───── EXERCISE DATA ─────

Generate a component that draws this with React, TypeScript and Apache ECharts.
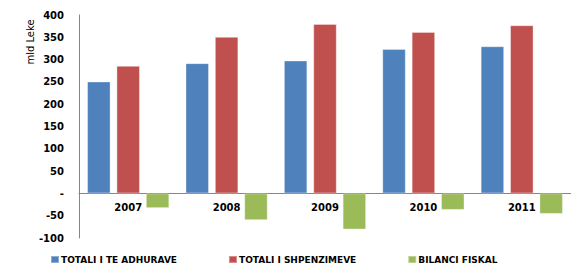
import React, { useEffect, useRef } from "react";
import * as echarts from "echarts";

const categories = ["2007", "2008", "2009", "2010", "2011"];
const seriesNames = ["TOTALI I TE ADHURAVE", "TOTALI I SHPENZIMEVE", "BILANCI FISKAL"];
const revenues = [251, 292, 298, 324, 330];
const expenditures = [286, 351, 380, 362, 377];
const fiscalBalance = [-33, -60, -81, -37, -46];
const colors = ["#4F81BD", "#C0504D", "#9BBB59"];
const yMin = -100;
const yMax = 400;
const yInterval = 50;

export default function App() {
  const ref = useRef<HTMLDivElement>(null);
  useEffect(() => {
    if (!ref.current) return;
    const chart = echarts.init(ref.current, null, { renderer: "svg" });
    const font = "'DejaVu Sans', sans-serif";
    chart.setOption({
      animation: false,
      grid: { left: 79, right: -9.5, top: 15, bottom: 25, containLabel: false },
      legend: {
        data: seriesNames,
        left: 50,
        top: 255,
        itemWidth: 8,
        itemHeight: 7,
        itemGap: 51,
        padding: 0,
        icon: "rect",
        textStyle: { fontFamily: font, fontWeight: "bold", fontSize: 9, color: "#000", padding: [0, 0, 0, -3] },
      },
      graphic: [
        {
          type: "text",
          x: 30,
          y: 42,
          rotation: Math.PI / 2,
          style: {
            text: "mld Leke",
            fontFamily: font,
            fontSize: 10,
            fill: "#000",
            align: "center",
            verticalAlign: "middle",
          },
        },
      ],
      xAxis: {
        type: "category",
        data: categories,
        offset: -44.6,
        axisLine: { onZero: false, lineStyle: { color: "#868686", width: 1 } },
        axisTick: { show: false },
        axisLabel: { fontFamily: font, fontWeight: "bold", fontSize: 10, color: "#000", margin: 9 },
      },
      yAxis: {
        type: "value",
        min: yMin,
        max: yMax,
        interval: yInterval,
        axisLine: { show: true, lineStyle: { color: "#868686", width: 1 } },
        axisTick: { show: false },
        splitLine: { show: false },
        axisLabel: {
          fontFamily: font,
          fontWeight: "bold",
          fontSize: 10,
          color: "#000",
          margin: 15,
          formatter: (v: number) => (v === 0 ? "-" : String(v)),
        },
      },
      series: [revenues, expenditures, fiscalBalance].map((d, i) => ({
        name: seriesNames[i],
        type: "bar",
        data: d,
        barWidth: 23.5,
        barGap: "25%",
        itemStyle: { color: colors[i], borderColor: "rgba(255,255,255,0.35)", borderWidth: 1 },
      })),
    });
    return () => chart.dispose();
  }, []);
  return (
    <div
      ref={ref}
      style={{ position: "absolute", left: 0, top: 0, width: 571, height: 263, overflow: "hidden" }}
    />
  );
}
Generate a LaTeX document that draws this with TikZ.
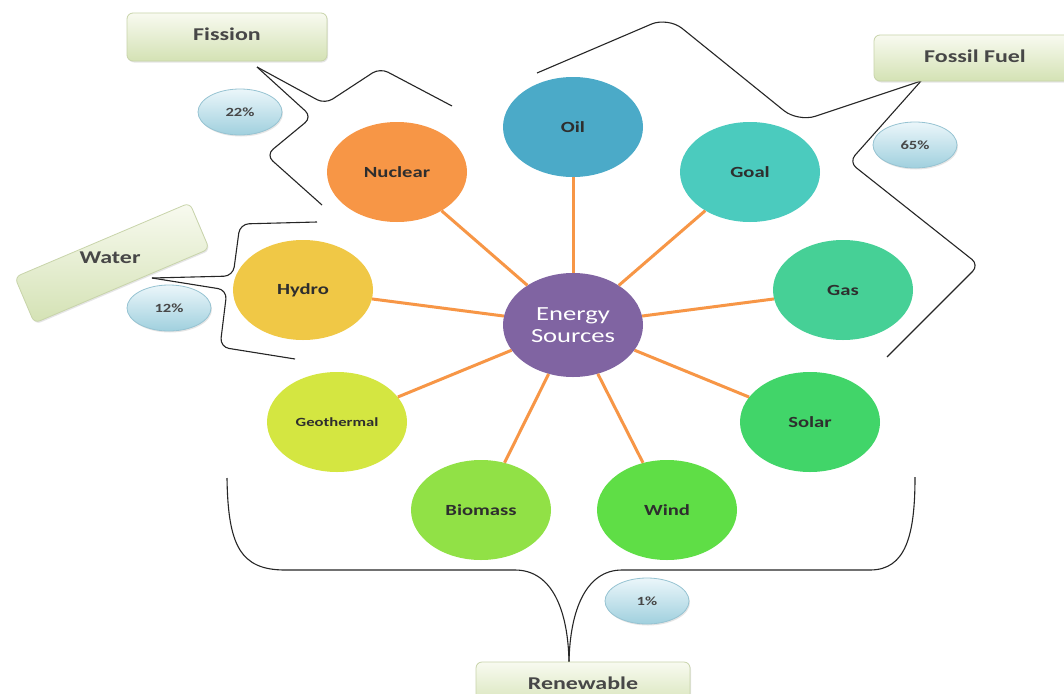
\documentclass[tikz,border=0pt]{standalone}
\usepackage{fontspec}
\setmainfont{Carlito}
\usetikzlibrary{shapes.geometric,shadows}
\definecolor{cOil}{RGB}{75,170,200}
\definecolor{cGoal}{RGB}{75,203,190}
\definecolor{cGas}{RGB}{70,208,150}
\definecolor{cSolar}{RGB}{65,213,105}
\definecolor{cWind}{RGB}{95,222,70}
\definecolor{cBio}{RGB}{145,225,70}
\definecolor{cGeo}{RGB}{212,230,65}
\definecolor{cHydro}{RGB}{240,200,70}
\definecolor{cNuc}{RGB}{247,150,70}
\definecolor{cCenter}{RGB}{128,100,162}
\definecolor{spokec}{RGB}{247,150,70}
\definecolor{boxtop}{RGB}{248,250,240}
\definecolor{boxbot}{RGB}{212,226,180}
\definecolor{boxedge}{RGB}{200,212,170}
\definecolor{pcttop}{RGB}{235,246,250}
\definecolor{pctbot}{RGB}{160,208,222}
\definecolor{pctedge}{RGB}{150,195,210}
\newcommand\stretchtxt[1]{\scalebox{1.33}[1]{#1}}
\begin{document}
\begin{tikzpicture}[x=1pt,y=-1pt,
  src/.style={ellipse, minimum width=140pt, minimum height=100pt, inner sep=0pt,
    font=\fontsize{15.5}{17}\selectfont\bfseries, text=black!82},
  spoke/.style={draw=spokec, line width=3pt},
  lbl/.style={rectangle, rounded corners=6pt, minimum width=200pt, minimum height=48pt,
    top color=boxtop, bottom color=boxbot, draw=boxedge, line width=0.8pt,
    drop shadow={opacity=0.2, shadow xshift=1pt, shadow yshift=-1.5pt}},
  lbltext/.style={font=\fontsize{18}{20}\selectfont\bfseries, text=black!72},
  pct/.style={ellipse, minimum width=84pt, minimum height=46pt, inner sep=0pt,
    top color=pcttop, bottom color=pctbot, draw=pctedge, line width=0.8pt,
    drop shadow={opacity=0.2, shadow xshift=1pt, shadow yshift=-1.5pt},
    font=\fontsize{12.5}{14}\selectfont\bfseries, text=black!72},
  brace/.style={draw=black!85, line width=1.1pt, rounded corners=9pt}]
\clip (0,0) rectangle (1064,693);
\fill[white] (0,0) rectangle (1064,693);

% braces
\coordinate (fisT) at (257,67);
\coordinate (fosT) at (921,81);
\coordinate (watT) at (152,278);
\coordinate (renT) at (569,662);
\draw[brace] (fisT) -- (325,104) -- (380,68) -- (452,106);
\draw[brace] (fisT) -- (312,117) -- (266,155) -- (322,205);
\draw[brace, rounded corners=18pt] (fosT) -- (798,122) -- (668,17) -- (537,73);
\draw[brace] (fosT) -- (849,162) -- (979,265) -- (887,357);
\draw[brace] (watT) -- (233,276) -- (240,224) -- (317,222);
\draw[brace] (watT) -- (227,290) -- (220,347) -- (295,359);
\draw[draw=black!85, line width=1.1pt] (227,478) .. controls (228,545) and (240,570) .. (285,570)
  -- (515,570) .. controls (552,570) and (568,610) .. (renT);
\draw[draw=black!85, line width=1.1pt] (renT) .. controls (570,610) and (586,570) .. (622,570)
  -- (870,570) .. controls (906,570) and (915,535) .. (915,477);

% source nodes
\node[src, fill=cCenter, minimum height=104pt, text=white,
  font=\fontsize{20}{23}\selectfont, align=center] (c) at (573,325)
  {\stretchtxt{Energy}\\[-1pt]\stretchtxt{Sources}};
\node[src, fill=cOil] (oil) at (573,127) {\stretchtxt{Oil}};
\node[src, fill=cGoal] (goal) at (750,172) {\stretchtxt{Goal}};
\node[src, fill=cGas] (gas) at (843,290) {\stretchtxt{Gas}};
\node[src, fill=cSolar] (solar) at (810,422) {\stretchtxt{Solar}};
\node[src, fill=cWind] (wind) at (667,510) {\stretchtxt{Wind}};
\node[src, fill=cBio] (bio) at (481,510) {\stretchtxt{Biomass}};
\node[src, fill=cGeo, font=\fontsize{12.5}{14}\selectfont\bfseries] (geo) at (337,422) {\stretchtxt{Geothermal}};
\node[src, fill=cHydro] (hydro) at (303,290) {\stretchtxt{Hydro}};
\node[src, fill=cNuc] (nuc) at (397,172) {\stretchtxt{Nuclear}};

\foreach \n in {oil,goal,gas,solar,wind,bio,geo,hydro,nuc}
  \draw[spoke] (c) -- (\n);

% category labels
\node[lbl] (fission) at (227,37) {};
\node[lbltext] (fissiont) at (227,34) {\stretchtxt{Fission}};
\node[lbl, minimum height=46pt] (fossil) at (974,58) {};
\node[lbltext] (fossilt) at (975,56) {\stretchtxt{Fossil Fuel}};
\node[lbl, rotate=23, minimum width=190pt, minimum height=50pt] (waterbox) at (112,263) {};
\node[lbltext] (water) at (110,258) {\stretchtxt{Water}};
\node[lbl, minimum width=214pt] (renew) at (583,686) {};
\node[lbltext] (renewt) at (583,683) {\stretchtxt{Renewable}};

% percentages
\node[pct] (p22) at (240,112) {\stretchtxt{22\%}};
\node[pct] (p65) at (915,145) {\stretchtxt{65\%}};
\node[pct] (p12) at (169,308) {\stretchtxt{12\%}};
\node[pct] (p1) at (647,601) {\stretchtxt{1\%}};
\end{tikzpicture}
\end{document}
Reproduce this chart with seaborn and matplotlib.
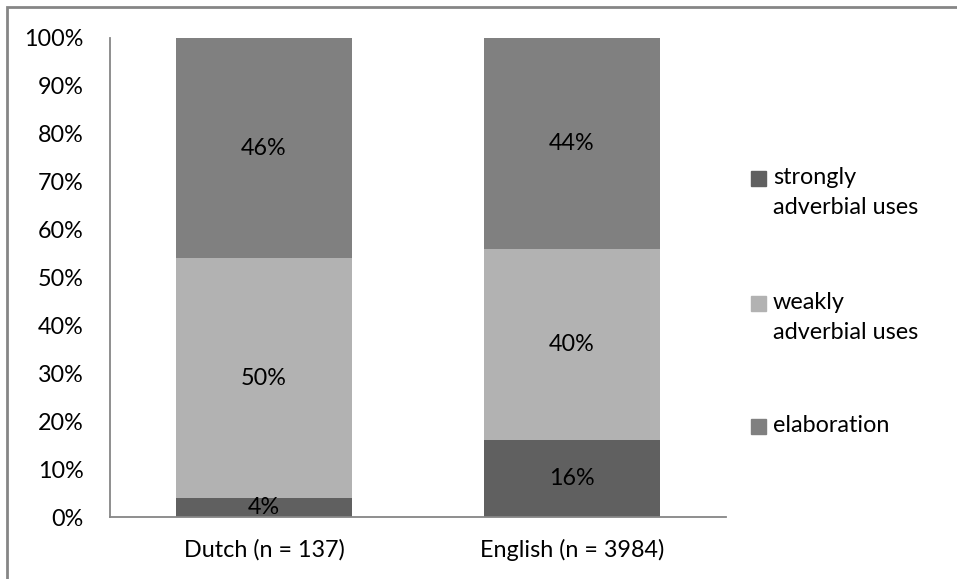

─────

GOAL
Find how many of the lines above have the word "React" in them. State only that number.

REPLY
2